* **Short task**
Gather all lines in the data that hold the string "this".

* **Data supplied**

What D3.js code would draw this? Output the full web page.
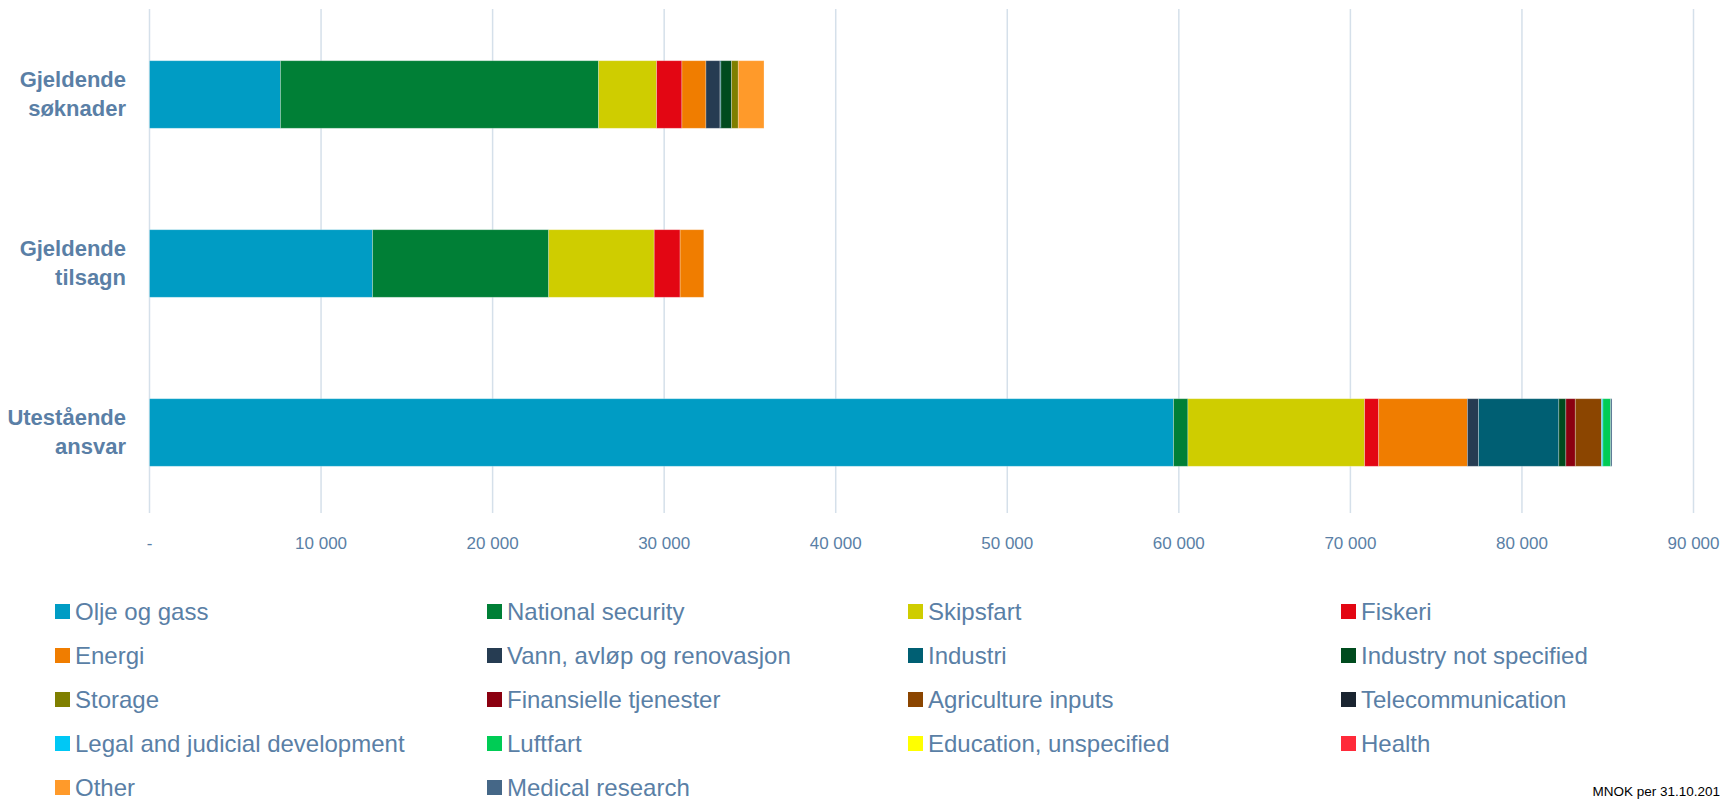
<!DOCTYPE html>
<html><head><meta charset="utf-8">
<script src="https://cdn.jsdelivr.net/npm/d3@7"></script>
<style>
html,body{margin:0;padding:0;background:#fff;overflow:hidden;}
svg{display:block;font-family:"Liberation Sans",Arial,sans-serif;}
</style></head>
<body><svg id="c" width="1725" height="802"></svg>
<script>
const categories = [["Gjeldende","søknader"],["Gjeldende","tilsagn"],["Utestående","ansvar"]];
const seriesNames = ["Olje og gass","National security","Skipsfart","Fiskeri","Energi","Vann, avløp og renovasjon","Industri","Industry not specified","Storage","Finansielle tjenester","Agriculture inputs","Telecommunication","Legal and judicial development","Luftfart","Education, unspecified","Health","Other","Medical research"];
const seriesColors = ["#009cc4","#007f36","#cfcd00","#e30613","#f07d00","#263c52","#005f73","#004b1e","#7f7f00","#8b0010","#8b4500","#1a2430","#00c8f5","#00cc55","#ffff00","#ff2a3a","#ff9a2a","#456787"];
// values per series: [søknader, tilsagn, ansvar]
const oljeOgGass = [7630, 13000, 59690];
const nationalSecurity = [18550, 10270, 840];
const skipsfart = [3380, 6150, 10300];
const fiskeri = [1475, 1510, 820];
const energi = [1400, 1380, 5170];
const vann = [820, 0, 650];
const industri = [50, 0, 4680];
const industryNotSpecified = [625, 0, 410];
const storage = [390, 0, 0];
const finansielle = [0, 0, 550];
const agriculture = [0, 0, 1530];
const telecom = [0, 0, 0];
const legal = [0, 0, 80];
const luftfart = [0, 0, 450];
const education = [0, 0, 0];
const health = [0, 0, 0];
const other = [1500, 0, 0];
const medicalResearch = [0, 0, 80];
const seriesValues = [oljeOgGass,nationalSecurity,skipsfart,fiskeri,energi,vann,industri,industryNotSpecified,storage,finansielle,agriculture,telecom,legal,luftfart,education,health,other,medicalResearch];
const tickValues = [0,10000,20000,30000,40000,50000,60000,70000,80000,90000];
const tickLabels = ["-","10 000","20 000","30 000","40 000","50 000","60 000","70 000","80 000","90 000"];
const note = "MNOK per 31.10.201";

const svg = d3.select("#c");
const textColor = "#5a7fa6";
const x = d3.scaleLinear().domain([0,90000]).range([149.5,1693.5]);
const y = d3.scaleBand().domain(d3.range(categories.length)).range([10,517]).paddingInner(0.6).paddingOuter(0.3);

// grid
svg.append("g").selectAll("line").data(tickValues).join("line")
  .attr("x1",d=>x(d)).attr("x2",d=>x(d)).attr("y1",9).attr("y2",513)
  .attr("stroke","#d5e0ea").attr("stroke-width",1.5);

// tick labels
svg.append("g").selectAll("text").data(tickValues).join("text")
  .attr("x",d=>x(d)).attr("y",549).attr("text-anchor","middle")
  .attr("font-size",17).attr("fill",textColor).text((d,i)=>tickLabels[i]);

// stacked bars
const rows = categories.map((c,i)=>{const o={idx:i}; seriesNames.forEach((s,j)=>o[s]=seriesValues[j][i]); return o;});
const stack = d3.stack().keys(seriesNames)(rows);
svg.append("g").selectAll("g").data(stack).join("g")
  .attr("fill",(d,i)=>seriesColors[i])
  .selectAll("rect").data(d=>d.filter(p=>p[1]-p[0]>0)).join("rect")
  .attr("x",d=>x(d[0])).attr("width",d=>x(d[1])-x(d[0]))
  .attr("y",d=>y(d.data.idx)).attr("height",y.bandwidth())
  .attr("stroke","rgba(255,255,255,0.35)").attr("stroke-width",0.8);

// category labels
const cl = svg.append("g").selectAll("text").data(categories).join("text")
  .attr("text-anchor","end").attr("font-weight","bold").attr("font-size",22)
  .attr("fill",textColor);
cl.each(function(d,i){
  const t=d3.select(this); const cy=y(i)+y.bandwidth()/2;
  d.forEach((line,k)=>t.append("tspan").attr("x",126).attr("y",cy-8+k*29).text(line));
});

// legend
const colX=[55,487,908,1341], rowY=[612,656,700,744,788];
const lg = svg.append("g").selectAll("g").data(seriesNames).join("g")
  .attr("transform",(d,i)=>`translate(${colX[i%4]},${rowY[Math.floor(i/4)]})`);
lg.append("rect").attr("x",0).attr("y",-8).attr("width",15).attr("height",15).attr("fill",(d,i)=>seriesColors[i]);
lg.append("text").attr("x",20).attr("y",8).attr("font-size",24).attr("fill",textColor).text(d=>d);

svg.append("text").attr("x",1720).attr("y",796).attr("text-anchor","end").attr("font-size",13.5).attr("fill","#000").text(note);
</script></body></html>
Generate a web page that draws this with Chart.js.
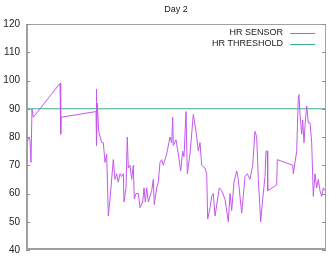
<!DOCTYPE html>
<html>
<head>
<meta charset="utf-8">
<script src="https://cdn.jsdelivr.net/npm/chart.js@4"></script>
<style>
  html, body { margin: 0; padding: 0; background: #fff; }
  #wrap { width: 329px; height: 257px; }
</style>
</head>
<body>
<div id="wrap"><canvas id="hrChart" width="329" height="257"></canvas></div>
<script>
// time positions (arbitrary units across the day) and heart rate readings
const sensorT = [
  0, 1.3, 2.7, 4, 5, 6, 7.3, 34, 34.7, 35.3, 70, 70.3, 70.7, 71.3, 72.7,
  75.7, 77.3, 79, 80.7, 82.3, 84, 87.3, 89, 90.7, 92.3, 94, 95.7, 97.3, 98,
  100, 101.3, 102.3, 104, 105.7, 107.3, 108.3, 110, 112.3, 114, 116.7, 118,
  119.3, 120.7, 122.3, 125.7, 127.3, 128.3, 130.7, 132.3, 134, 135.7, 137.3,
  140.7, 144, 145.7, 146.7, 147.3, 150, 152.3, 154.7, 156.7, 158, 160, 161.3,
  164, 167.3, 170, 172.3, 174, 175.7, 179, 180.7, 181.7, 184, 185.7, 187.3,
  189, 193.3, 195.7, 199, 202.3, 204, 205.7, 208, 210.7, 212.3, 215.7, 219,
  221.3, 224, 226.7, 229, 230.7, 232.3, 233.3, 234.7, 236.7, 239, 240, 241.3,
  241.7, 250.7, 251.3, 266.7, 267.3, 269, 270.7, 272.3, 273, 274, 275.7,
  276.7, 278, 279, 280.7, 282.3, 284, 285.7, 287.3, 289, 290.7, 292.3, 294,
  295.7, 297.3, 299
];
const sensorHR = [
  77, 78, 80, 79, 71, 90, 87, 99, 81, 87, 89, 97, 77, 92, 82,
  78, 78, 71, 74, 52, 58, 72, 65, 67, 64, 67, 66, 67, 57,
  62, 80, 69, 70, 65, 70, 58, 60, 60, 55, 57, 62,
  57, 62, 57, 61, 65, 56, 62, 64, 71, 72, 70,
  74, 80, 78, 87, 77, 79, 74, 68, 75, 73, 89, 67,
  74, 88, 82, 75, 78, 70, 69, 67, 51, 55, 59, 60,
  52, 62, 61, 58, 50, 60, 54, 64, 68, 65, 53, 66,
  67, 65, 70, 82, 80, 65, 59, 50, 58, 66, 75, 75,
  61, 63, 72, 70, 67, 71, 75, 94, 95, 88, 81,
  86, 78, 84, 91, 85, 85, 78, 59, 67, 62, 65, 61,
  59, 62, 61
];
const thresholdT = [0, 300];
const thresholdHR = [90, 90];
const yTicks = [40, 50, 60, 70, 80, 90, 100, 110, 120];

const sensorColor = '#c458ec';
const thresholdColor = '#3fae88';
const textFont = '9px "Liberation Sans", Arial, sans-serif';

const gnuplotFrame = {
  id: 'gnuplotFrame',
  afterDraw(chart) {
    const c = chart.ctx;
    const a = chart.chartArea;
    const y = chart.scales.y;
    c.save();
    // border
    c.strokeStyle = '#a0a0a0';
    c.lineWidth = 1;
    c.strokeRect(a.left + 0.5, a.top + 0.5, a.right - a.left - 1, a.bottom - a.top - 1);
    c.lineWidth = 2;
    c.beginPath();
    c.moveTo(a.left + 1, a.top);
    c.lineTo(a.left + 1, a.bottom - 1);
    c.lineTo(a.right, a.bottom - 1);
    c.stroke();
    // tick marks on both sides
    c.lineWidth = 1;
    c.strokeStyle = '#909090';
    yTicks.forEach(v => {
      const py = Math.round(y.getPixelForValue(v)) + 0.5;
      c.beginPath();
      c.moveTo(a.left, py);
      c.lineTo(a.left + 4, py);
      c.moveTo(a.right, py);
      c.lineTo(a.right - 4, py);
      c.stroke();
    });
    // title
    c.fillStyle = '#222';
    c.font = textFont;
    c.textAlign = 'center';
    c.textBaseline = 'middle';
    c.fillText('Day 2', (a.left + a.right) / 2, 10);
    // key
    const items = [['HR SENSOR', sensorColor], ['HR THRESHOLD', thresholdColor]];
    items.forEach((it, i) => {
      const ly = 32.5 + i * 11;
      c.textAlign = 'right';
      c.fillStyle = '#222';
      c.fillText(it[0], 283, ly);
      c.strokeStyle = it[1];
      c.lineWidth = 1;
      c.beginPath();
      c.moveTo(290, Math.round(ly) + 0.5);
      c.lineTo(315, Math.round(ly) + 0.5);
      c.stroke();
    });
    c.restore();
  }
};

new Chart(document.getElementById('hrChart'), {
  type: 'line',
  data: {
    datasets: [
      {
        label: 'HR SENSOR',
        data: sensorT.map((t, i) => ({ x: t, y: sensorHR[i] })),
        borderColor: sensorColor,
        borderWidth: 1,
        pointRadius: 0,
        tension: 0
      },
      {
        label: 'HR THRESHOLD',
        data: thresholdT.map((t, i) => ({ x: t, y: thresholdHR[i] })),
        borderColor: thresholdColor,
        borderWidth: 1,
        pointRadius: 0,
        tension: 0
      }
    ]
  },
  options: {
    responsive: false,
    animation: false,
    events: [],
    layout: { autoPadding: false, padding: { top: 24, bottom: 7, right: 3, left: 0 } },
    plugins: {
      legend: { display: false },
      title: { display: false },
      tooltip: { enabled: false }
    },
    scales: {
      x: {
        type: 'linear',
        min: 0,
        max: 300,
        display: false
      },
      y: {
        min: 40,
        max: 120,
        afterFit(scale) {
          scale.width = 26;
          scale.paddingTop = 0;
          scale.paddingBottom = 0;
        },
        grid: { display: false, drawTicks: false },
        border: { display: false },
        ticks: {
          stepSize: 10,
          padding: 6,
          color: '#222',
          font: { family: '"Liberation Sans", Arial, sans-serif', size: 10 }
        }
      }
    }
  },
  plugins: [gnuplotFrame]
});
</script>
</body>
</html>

* **Worked solution**
What D3.js code would draw this? Output the full web page.
  const t=d3.select(this); const cy=y(i)+y.bandwidth()/2;
Generate a web page that draws this with Chart.js.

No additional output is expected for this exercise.